> **What you should do**
Your output is the lines from the first one to the one containing "var y = d3.scaleLinear().domain([0, 2.5]).range([555, 124]);", repeated exactly, with images left out.

> **Recorded data**
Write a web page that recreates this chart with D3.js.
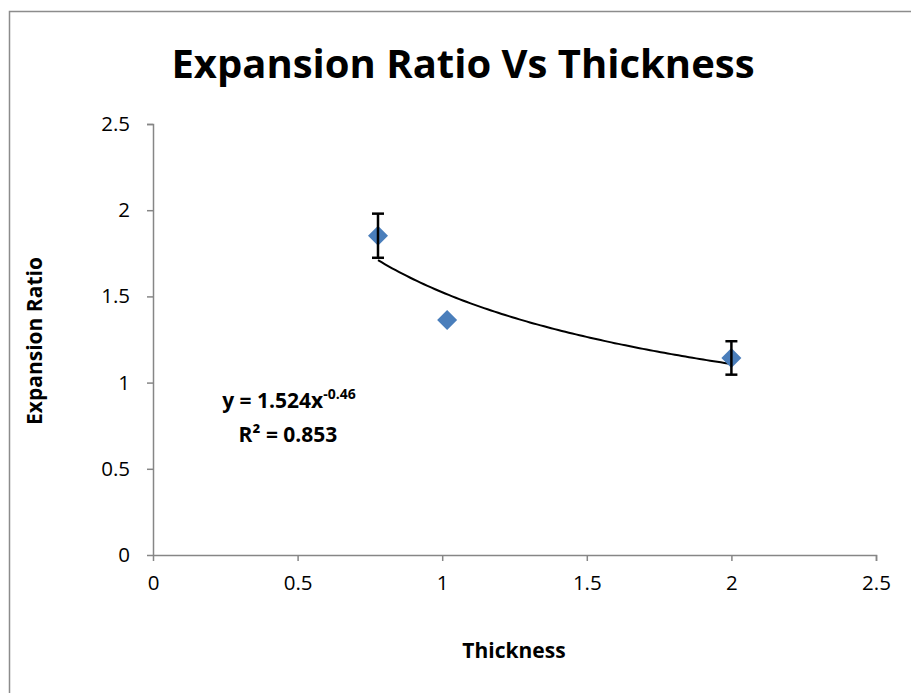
<!DOCTYPE html>
<html>
<head>
<meta charset="utf-8">
<script src="https://cdn.jsdelivr.net/npm/d3@7"></script>
<style>
body { margin: 0; background: #fff; }
text { font-family: "Open Sans", "Noto Sans", sans-serif; }
</style>
</head>
<body>
<script>
'use strict';

var thickness = [0.778, 1.017, 2.0];
var ratio = [1.852, 1.363, 1.143];
var errUp = [0.128, 0, 0.097];
var errDown = [0.128, 0, 0.097];
var ticks = [0, 0.5, 1, 1.5, 2, 2.5];
var fitA = 1.524, fitB = -0.46;

var W = 911, H = 693;
var svg = d3.select('body').append('svg').attr('width', W).attr('height', H);

svg.append('rect')
	.attr('x', 9.5).attr('y', 11.5)
	.attr('width', 920).attr('height', 720)
	.attr('fill', 'none').attr('stroke', '#8c8c8c').attr('stroke-width', 1.5);

var x = d3.scaleLinear().domain([0, 2.5]).range([153, 876]);
var y = d3.scaleLinear().domain([0, 2.5]).range([555, 124]);

var gx = svg.append('g').attr('transform', 'translate(0,555)')
	.call(d3.axisBottom(x).tickValues(ticks).tickSize(6).tickPadding(14).tickFormat(d3.format('')));
var gy = svg.append('g').attr('transform', 'translate(153,0)')
	.call(d3.axisLeft(y).tickValues(ticks).tickSize(6).tickPadding(17).tickFormat(d3.format('')));
[gx, gy].forEach(g => {
	g.selectAll('path, line').attr('stroke', '#868686').attr('stroke-width', 1.5);
	g.selectAll('text').attr('font-size', 20.5).attr('fill', '#000')
		.style('font-family', '"Open Sans", sans-serif');
});
gy.select('.domain').attr('d', 'M-6,124.5H0.5V555.5');
gx.select('.domain').attr('d', 'M153,0.5H876.5V6');

// trend line
var fx = d3.range(0, 101).map(i => thickness[0] + (thickness[2] - thickness[0]) * i / 100);
svg.append('path')
	.datum(fx)
	.attr('fill', 'none').attr('stroke', '#000').attr('stroke-width', 2)
	.attr('d', d3.line().x(d => x(d)).y(d => y(fitA * Math.pow(d, fitB))));

// markers
var pts = thickness.map((t, i) => ({t: t, r: ratio[i], up: errUp[i], dn: errDown[i]}));
svg.selectAll('.pt').data(pts).enter().append('path')
	.attr('class', 'pt')
	.attr('transform', d => 'translate(' + x(d.t) + ',' + y(d.r) + ') rotate(45)')
	.attr('d', d3.symbol().type(d3.symbolSquare).size(200))
	.attr('fill', '#4a7ebb');

// error bars
var eb = svg.selectAll('.eb').data(pts.filter(d => d.up > 0)).enter().append('g')
	.attr('stroke', '#000').attr('stroke-width', 2.5);
eb.append('line')
	.attr('x1', d => x(d.t)).attr('x2', d => x(d.t))
	.attr('y1', d => y(d.r + d.up)).attr('y2', d => y(d.r - d.dn));
eb.append('line')
	.attr('x1', d => x(d.t) - 6).attr('x2', d => x(d.t) + 6)
	.attr('y1', d => y(d.r + d.up)).attr('y2', d => y(d.r + d.up));
eb.append('line')
	.attr('x1', d => x(d.t) - 6).attr('x2', d => x(d.t) + 6)
	.attr('y1', d => y(d.r - d.dn)).attr('y2', d => y(d.r - d.dn));

// titles
svg.append('text').attr('x', 463).attr('y', 78).attr('text-anchor', 'middle')
	.attr('font-size', 40).attr('font-weight', 'bold').text('Expansion Ratio Vs Thickness');
svg.append('text').attr('x', 514).attr('y', 658).attr('text-anchor', 'middle')
	.attr('font-size', 21).attr('font-weight', 'bold').text('Thickness');
svg.append('text').attr('transform', 'translate(42,341) rotate(-90)').attr('text-anchor', 'middle')
	.attr('font-size', 21).attr('font-weight', 'bold').text('Expansion Ratio');

// equation
var eq = svg.append('text').attr('x', 289).attr('y', 408).attr('text-anchor', 'middle')
	.attr('font-size', 21).attr('font-weight', 'bold');
eq.append('tspan').text('y = 1.524x');
eq.append('tspan').attr('dy', -9).attr('font-size', 14).text('-0.46');
svg.append('text').attr('x', 288).attr('y', 442).attr('text-anchor', 'middle')
	.attr('font-size', 21).attr('font-weight', 'bold').text('R² = 0.853');
</script>
</body>
</html>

> **Response to this task**
Write a web page that recreates this chart with D3.js.
<!DOCTYPE html>
<html>
<head>
<meta charset="utf-8">
<script src="https://cdn.jsdelivr.net/npm/d3@7"></script>
<style>
body { margin: 0; background: #fff; }
text { font-family: "Open Sans", "Noto Sans", sans-serif; }
</style>
</head>
<body>
<script>
'use strict';

var thickness = [0.778, 1.017, 2.0];
var ratio = [1.852, 1.363, 1.143];
var errUp = [0.128, 0, 0.097];
var errDown = [0.128, 0, 0.097];
var ticks = [0, 0.5, 1, 1.5, 2, 2.5];
var fitA = 1.524, fitB = -0.46;

var W = 911, H = 693;
var svg = d3.select('body').append('svg').attr('width', W).attr('height', H);

svg.append('rect')
	.attr('x', 9.5).attr('y', 11.5)
	.attr('width', 920).attr('height', 720)
	.attr('fill', 'none').attr('stroke', '#8c8c8c').attr('stroke-width', 1.5);

var x = d3.scaleLinear().domain([0, 2.5]).range([153, 876]);
var y = d3.scaleLinear().domain([0, 2.5]).range([555, 124]);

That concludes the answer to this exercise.